# Overforking an old/traditional XC frame?



## bob knox (Sep 7, 2017)

Full honesty, I don't completely know what I am talking about here. What are the issues of putting say a 140mm fork on an older 27.5 XC carbon hardtail that was designed for a 100? 

The bike currently has a 70.5dg head tube angle so slacker is what I'm after, but climbing technical chunky stuff is critical to what I ride out here on narrow NH trails. Would a 140 fork ruin that? I am constantly using all the fork travel because I am riding more aggressive trails. Yes, I need a new bike, but that's not in the cards right now. If I buy a new fork, I want to be able to put it on a future frame.

Thanks,
Bob K.


----------



## 834905 (Mar 8, 2018)

What frame? I wouldn’t do it personally because it’s going to ride goofy as hell. That’s just my opinion though. If you have the parts and everything is compatible I guess it’s worth trying.


----------



## bob knox (Sep 7, 2017)

Storck Rebel 7. My guess is you are right, it will "ride goofy as hell". If I understand geo charts correctly the "Reach" dimension will be off/too short. 

Bob


----------



## TwoTone (Jul 5, 2011)

Maybe and angle set


----------



## HandsomedanNZ (Feb 18, 2019)

TwoTone said:


> Maybe and angle set


This is what I'd suggest. 
Longer travel forks will just mess up your geo, if you're a XC rider and want the XC experience.


----------



## john1970 (Apr 11, 2009)

I would be cautious about placing a 140 mm fork on a frame designed for a 100 mm fork. In addition to the geometry I wonder if the frame was built and designed structurally to work with the extra 40 mm of travel? Usually one can get away with an extra 10-20 mm of travel, but an additional 40 mm might be too much.


----------



## 834905 (Mar 8, 2018)

OP says it’s an old frame. If it doesn’t at least have a 44mm head tube (I believe?) then an angle set won’t be an option.


----------



## bob knox (Sep 7, 2017)

John- That is an excellent point. I asked Storck if that would be a problem, but didn't get an answer.
Sounding like I should just keep riding and save for a new bike. 
Thank you everyone!


----------



## Dharmabum (Apr 18, 2021)

SingleSpeedSteven said:


> OP says it’s an old frame. If it doesn’t at least have a 44mm head tube (I believe?) then an angle set won’t be an option.

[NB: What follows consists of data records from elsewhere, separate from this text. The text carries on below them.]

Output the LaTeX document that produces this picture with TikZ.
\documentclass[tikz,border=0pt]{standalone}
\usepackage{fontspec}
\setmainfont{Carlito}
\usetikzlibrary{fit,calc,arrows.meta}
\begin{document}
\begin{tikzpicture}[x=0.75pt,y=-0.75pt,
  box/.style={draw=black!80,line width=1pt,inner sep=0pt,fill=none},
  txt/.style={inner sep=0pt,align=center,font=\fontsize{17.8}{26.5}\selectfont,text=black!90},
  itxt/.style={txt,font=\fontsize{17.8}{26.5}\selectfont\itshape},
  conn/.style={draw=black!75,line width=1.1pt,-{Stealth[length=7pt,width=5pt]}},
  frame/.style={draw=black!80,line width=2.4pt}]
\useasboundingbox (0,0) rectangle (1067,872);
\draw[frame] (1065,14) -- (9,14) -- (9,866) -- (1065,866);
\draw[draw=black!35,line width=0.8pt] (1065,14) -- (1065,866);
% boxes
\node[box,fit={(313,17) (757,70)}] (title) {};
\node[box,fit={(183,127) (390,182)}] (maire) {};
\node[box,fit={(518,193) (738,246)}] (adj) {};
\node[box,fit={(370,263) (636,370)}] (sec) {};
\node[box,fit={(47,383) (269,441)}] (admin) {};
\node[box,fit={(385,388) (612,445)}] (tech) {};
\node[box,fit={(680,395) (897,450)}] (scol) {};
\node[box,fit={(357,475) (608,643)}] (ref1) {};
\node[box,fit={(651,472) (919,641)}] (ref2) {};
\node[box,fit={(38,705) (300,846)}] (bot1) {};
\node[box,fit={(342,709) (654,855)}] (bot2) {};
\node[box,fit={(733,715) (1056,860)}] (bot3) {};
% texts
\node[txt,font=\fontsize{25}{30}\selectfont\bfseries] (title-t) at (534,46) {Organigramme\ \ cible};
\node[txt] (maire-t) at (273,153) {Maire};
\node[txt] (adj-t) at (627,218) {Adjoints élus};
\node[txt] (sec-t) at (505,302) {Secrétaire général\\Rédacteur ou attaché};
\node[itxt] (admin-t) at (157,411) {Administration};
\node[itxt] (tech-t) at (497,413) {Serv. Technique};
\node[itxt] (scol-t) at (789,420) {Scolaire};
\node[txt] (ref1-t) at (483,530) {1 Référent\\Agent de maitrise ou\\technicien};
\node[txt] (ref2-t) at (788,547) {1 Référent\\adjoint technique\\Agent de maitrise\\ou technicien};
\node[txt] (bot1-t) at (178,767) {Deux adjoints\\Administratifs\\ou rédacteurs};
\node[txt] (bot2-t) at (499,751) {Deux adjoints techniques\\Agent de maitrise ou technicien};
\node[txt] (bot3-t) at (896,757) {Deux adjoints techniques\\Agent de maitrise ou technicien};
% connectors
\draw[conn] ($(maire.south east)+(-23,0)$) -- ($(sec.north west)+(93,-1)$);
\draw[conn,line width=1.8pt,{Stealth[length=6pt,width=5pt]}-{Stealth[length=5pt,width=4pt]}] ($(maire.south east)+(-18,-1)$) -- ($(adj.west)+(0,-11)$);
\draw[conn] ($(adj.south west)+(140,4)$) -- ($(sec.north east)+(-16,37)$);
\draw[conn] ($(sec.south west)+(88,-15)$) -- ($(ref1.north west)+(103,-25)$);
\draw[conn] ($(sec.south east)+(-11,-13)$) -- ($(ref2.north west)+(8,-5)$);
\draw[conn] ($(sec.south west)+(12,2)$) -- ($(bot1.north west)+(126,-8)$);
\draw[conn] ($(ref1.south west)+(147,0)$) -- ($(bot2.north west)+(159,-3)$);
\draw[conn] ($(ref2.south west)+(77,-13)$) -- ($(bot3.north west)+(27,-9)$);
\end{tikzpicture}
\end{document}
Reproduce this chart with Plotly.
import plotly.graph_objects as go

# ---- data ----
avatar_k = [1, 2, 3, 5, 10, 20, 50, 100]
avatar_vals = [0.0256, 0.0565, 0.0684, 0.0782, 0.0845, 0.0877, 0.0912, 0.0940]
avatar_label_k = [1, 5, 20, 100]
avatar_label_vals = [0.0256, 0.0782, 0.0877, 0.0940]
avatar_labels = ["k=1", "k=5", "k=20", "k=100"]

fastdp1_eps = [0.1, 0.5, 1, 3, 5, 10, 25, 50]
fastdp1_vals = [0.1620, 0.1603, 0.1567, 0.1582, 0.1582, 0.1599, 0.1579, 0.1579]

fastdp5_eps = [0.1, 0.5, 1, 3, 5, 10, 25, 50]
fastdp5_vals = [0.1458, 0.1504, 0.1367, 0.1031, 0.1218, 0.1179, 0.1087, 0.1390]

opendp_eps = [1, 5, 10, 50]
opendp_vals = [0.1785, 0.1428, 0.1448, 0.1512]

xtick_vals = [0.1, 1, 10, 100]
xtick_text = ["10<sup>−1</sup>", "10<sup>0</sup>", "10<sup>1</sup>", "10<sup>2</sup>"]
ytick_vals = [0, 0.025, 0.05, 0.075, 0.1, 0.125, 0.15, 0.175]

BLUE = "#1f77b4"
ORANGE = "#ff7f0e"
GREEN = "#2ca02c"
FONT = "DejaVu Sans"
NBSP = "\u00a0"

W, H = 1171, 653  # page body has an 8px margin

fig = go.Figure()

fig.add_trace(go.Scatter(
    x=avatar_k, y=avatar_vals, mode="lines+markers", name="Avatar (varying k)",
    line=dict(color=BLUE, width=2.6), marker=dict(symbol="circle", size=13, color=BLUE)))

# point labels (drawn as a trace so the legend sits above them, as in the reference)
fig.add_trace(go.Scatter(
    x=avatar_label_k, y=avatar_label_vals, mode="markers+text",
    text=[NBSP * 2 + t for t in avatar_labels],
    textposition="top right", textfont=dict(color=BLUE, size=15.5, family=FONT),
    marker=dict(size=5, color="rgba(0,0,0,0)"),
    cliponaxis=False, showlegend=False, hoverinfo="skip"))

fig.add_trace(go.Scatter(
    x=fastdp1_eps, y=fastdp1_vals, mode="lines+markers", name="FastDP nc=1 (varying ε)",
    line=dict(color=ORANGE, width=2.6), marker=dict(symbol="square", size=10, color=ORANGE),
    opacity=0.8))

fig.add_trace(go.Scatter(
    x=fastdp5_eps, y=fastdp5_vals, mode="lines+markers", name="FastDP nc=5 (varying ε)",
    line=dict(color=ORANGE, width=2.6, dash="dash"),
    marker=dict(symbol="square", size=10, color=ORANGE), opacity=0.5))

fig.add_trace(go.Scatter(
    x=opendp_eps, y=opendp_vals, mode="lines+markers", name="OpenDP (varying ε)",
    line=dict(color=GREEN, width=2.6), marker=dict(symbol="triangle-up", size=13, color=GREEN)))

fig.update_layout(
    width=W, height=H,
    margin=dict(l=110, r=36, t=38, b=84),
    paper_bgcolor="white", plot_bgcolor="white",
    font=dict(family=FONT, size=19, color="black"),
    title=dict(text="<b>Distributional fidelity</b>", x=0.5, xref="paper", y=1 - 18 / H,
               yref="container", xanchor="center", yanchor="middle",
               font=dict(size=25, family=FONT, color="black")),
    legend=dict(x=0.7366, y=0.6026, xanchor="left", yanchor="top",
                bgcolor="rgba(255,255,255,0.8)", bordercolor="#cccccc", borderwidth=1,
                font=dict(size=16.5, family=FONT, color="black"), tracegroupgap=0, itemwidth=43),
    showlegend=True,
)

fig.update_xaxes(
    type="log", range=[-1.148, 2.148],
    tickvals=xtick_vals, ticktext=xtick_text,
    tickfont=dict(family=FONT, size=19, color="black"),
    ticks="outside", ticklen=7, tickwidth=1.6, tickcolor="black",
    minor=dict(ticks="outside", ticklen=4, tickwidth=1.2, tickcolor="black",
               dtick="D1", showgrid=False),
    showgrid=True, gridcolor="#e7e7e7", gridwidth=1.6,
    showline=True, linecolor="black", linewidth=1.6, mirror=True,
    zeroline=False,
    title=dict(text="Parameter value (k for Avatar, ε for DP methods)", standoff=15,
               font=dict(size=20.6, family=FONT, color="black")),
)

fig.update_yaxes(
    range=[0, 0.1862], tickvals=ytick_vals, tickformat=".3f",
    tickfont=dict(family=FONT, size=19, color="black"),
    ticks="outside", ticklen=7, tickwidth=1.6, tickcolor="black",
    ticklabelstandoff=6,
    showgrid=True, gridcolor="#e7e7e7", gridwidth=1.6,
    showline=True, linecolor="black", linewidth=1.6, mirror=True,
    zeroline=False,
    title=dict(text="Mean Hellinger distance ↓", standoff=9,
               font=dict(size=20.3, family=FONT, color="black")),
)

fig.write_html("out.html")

You can get a very nice 1.5* angle set for EC34 here:Login • Instagram


----------



## 834905 (Mar 8, 2018)

Dharmabum said:


> You can get a very nice 1.5* angle set here:Login • Instagram


Thought 44mm was the smallest they made. I hadn’t seen this before. Nice.


----------



## Shark (Feb 4, 2006)

+20mm is my general rule.

Sent from my SM-G991U using Tapatalk


----------



## Dharmabum (Apr 18, 2021)

SingleSpeedSteven said:


> Thought 44mm was the smallest they made. I hadn’t seen this before. Nice.

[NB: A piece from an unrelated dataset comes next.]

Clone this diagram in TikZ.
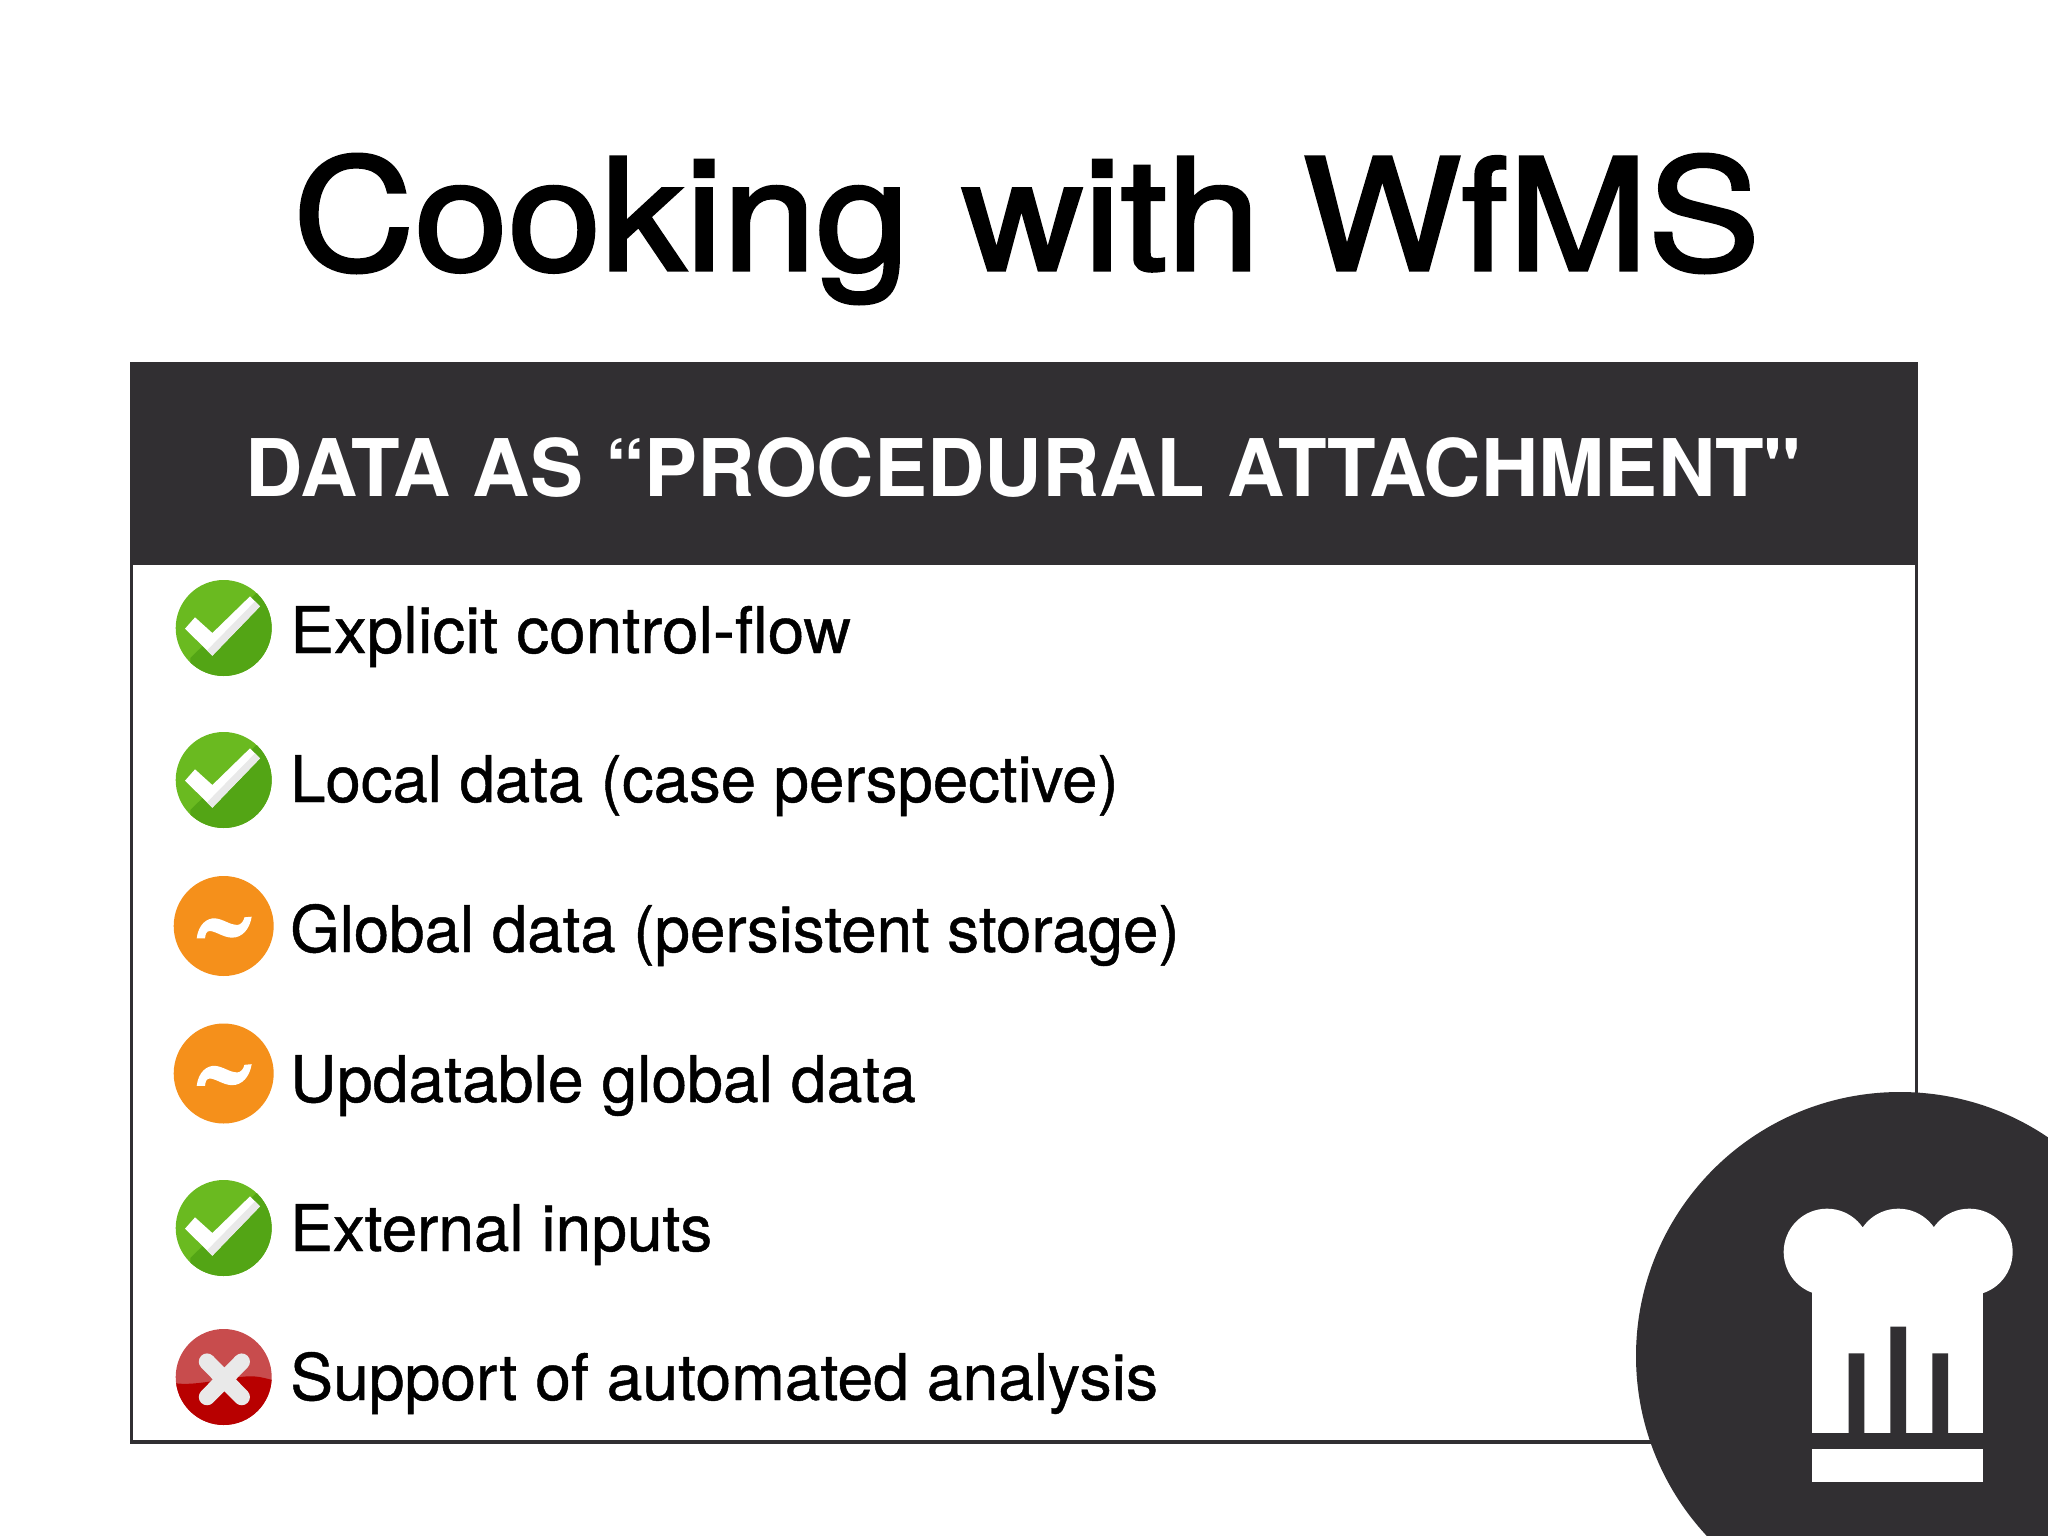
\documentclass[tikz,border=0pt]{standalone}
\usepackage{graphicx}
\usepackage{fontspec}
\setmainfont{TeX Gyre Heros}
\newfontfamily\helvplain{TeX Gyre Heros}
\newfontfamily\itemfont[FakeBold=0.7]{TeX Gyre Heros}
\newfontfamily\titlefont[FakeBold=2.2,FakeStretch=1.084]{TeX Gyre Heros}
\definecolor{panel}{HTML}{312F32}
\definecolor{gl}{HTML}{6ABA20}
\definecolor{gd}{HTML}{53A515}
\definecolor{org}{HTML}{F5901B}
\definecolor{rl}{HTML}{C84C4D}
\definecolor{rd}{HTML}{B80000}
\definecolor{markgrey}{HTML}{E9E9E9}
\tikzset{
  itemtext/.style={anchor=base west,inner sep=0pt,text=black,font=\fontsize{64.3}{70}\itemfont},
}
\newcommand{\okicon}[2]{%
  \begin{scope}[shift={(#1,#2)},scale=1/3]
    \fill[gl] (0,0) circle (144);
    \begin{scope}
      \clip (0,0) circle (144);
      \fill[gd] (-100,90) -- (98,-105) -- (200,-105) -- (200,200) -- (-100,200) -- cycle;
    \end{scope}
    \fill[white] (-116,2) -- (-86,-32) -- (-34,15) -- (79,-95) -- (109,-65) -- (-34,83) -- cycle;
    \fill[markgrey] (-50,67) -- (94,-80) -- (109,-65) -- (-34,83) -- cycle;
  \end{scope}}
\newcommand{\midicon}[2]{%
  \begin{scope}[shift={(#1,#2)},scale=1/3]
    \fill[org] (0,0) circle (150);
    \fill[white] (-81,37) .. controls (-76,-5) and (-50,-25) .. (-25,-23)
      .. controls (0,-20) and (20,-3) .. (40,-3)
      .. controls (52,-3) and (60,-15) .. (62,-26)
      -- (84,-28) .. controls (78,10) and (55,35) .. (25,35)
      .. controls (0,35) and (-25,15) .. (-42,15)
      .. controls (-52,15) and (-55,25) .. (-56,37) -- cycle;
  \end{scope}}
\newcommand{\noicon}[2]{%
  \begin{scope}[shift={(#1,#2)},scale=1/3]
    \fill[rl] (0,0) circle (144);
    \begin{scope}
      \clip (0,0) circle (144);
      \fill[rd] (-150,18) .. controls (-80,30) and (30,-5) .. (90,-2)
        .. controls (115,0) and (130,5) .. (150,10) -- (150,150) -- (-150,150) -- cycle;
    \end{scope}
    \draw[markgrey,line width=16.5pt,line cap=round] (-50,-46) -- (54,60) (54,-46) -- (-50,60);
  \end{scope}}
\begin{document}
\begin{tikzpicture}[x=1pt,y=-1pt]
  \useasboundingbox (0,0) rectangle (2048,1536);
  \clip (0,0) rectangle (2048,1536);
  \fill[white] (0,0) rectangle (2048,1536);
  \node[anchor=base west,inner sep=0pt,font=\fontsize{155}{170}\titlefont] (title) at (293,270) {Cooking\hspace{6pt} with\hspace{-4pt} WfMS};
  \draw[panel,line width=3.4pt] (131.5,363.7) rectangle (1916.5,1442);
  \fill[panel] (130,362) rectangle (1918,565);
  \node[anchor=base west,inner sep=0pt,text=white,font=\fontsize{79.5}{86}\helvplain\bfseries] (head) at (245.5,496) {DATA AS “PROCEDURAL ATTACHMENT"};
  \okicon{223.7}{628}
  \okicon{223.7}{780}
  \midicon{223.7}{926}
  \midicon{223.7}{1073.5}
  \okicon{223.7}{1228}
  \noicon{223.7}{1377}
  \node[itemtext] (t1) at (290,653) {\scalebox{1.021}[1]{Explicit control-flow}};
  \node[itemtext] (t2) at (290,802) {\scalebox{0.9875}[1]{Local data (case perspective)}};
  \node[itemtext] (t3) at (290,952) {\scalebox{0.99}[1]{Global data (persistent storage)}};
  \node[itemtext] (t4) at (290,1102) {Updatable global data};
  \node[itemtext] (t5) at (290,1251) {\scalebox{0.994}[1]{External inputs}};
  \node[itemtext] (t6) at (290,1400) {Support of automated analysis};
  \fill[panel] (1900,1356) circle (264);
  \begin{scope}[shift={(1600,1070)},scale=1/3]
    \fill[white] (681,546) circle (130) (895,546) circle (130) (1108,546) circle (130);
    \fill[white] (635,560) rectangle (1150,1090);
    \fill[panel] (746,850) rectangle (793,1092) (871,770) rectangle (918,1092) (997,850) rectangle (1044,1092);
    \fill[white] (635,1137) rectangle (1150,1235);
  \end{scope}
\end{tikzpicture}
\end{document}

I have one on an old hardtail. Went from 100mm to 120mm travel. Angle set is very well done and I've had no issues. Shipping from Italy to Ohio took 2-3 weeks.


----------



## ladljon (Nov 30, 2011)

I got a 1 degree from Work Components for a EC34 and a 1.5 degree from rgbikecomponents. Use on Moots Zirkel 70.4 HT The 1.5 was too much for the fork I have. So used the 1 degree. I didn't add more travel, just a different fork.


----------



## r-rocket (Jun 23, 2014)

The bottom bracket will be too high. No real fix is possible.

The seat will be too far back. Might be able to slide the seat forward enough, maybe not. Might need a seat post with less offset to fix it.

Reach gets shorter. Might be able to use a combination of wider bars and longer stem, but it might still ride funny.

Your bike has a fairly short head tube length. If you cut the fork to fit that bike, it may not fit on your next bike if the head tube length is longer. It really won't fit if your next bike is a 29'er and you buy a 27.5 fork. Who knows if axle width, axle diameter, head tube diameter, or some other new crap will make a new fork obsolete by the time you buy a new bike. Or if the fork maker will even still support parts or rebuilds. I wouldn't spend a lot on a new fork, with the idea of swapping it onto a new bike in the future.

I agree with the decision to just rock that thing the way it is, and save up for a new bike. Use it as a skills challenge for downhills. Meanwhile, it is actually a good bike for climbing the narrow technical chunky stuff that you mentioned.


----------



## cassieno (Apr 28, 2011)

Use more air pressure if you are constantly using all fork travel. Look into if you can get a new airspring for your current fork / adjust the travel of your current fork.

Angleset (this will also shorten reach) and longer airspring (140mm is too much. You can probably get away with 120mm) is about all the money I would be willing to spend on that bike.


----------



## bob knox (Sep 7, 2017)

50th birthday came early...I couldn't resist the 20% off the Stanton 48hr frame sale. Picked up a Slackline. Hehe...now I have to save up for a fork. That will be almost 2x the cost of the frame.

Bob


----------



## Curveball (Aug 10, 2015)

bob knox said:


> 50th birthday came early...I couldn't resist the 20% off the Stanton 48hr frame sale. Picked up a Slackline. Hehe...now I have to save up for a fork. That will be almost 2x the cost of the frame.
> 
> Bob


That's a lot better approach than trying to make an XC bike into something that it isn't.

Congratulations!


----------